For your inputs it is common to give useful variations of your raw source data. Consider a spatial or geometric recognizer. You couldn't just feed it raw points, and probably wouldn't feed it exclusively the normalized points. You will probably include normalized distances and angles between them. You might provide sin() and cos() inputs, angle squared, axis distance squared, sum of axis distances squared, or other processed values that provide a useful dimension to the decision surface.
Note that you don't have to provide it the additional information, a simple backprop network could figure those out if it has enough internal nodes. Providing the pre-processed information adds dimensions of input in an attempt to decrease internal network complexity.
The problem is that for every additional input you provide, you are adding a dimension to the decision surface. The curse of dimensionality means that you need exponentially more inputs as your hypervolume expands. On the other hand, if you don't add dimensions you may need a more complex decision surface, which requires more internal nodes.
So in order to accurately cover a more complex math function with that kind of ANN, you need to provide enough sample points to adequately describe the decision surface. You also need enough internal nodes to let the decision surface accurately reflect the formula. Simple math functions (the classic XOR) are trivially solved with a single internal node and four sample training points. If you are trying to represent a complicated decision surface or use a wide range of input, you will need many inputs that cover all the relevant details of your problem space.
Now to your other questions about why we don't consider other types of nodes.
The short answer is that we do.
You are probably using a backprop network. That type of network works best with simple addition. The operation is fast, and the effects are well studied.

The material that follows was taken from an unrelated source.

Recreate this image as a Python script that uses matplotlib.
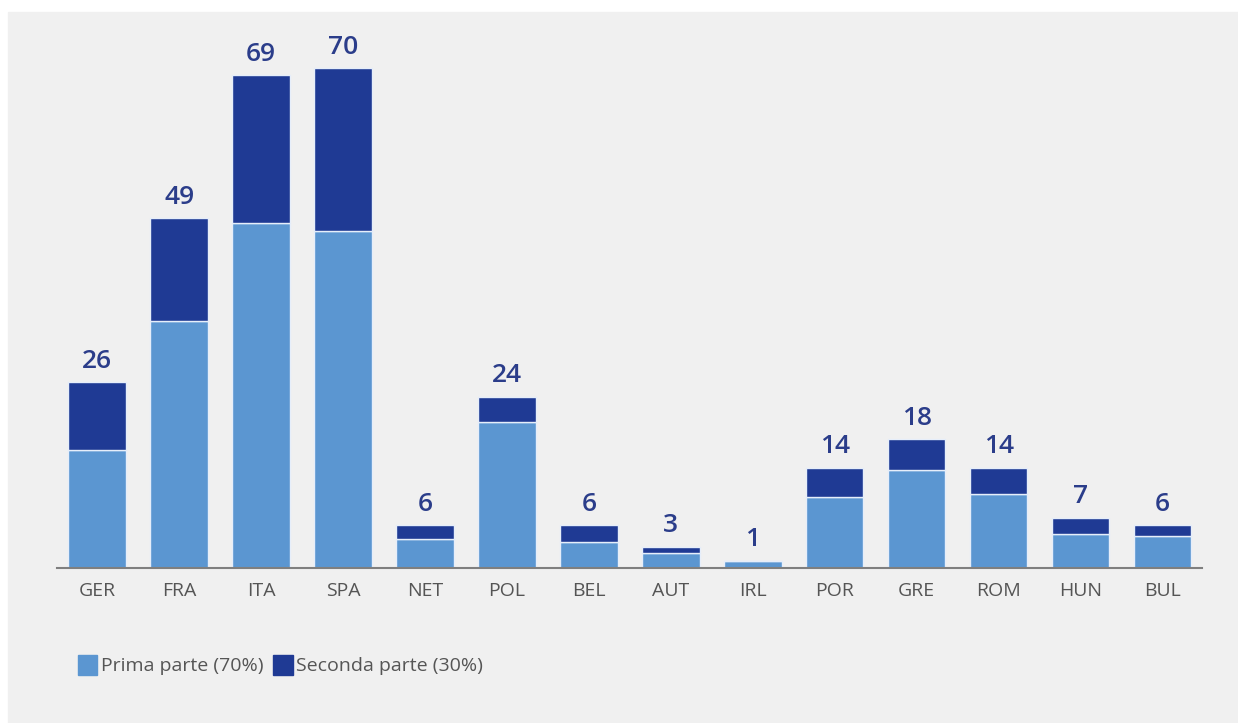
import matplotlib.pyplot as plt
from matplotlib.patches import Rectangle, Patch
import numpy as np

paesi = ['GER', 'FRA', 'ITA', 'SPA', 'NET', 'POL', 'BEL', 'AUT', 'IRL',
         'POR', 'GRE', 'ROM', 'HUN', 'BUL']
totali = [26, 49, 69, 70, 6, 24, 6, 3, 1, 14, 18, 14, 7, 6]
prima = [16.5, 34.6, 48.3, 47.2, 4.0, 20.5, 3.7, 2.1, 1.0, 9.9, 13.7, 10.3, 4.8, 4.5]
seconda = [t - p for t, p in zip(totali, prima)]

chiaro = '#5b96d1'
scuro = '#1f3a94'
grigio = '#f0f0f0'

plt.rcParams['font.family'] = ['Open Sans', 'DejaVu Sans']

fig = plt.figure(figsize=(12.38, 7.23), dpi=100)
# pannello grigio dietro al grafico
fig.patches.append(Rectangle((8 / 1238, 0), 1, 1 - 12 / 723,
                             transform=fig.transFigure, color=grigio, zorder=-10))

ax = fig.add_axes([57 / 1238, 155 / 723, 1145 / 1238, 0.785])
ax.set_facecolor('none')

x = np.arange(len(paesi))
ax.bar(x, prima, width=0.7, color=chiaro, edgecolor='#e6eefa', linewidth=1)
ax.bar(x, seconda, width=0.7, bottom=prima, color=scuro,
       edgecolor='#e6eefa', linewidth=1)

for xi, t in zip(x, totali):
    ax.text(xi, t + 1.2, str(t), ha='center', va='bottom', fontsize=19,
            fontweight='semibold', color='#2b3d8a')

ax.set_xlim(-0.49, 13.48)
ax.set_ylim(0, 79.5)
ax.set_xticks(x)
ax.set_xticklabels(paesi, fontsize=14, color='#555555')
ax.tick_params(axis='x', length=0, pad=10)
ax.set_yticks([])
for lato in ['top', 'right', 'left']:
    ax.spines[lato].set_visible(False)
ax.spines['bottom'].set_color('#7f7f7f')
ax.spines['bottom'].set_linewidth(1.5)

maniglie = [Patch(color=chiaro, label='Prima parte (70%)'),
            Patch(color=scuro, label='Seconda parte (30%)')]
fig.legend(handles=maniglie, loc='center left', bbox_to_anchor=(60 / 1238, 1 - 665 / 723),
           ncol=2, frameon=False, fontsize=14, handlelength=1.0, handleheight=1.2,
           handletextpad=0.2, columnspacing=0.5, labelcolor='#555555')

fig.savefig('out.png', dpi=100)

If you choose to go to the research papers you can find different node uses and their adjusted training formulas, but they are generally not worth the additional work.
There are hundreds of other types of ANNs out there, mostly variations on a dozen or so simple themes like backprop, RBFs, self-organizing maps, Hopfield and Boltzman networks, etc. Some problems are better suited for different networks, and most allow for variations in their learning properties, including more complex math formulas.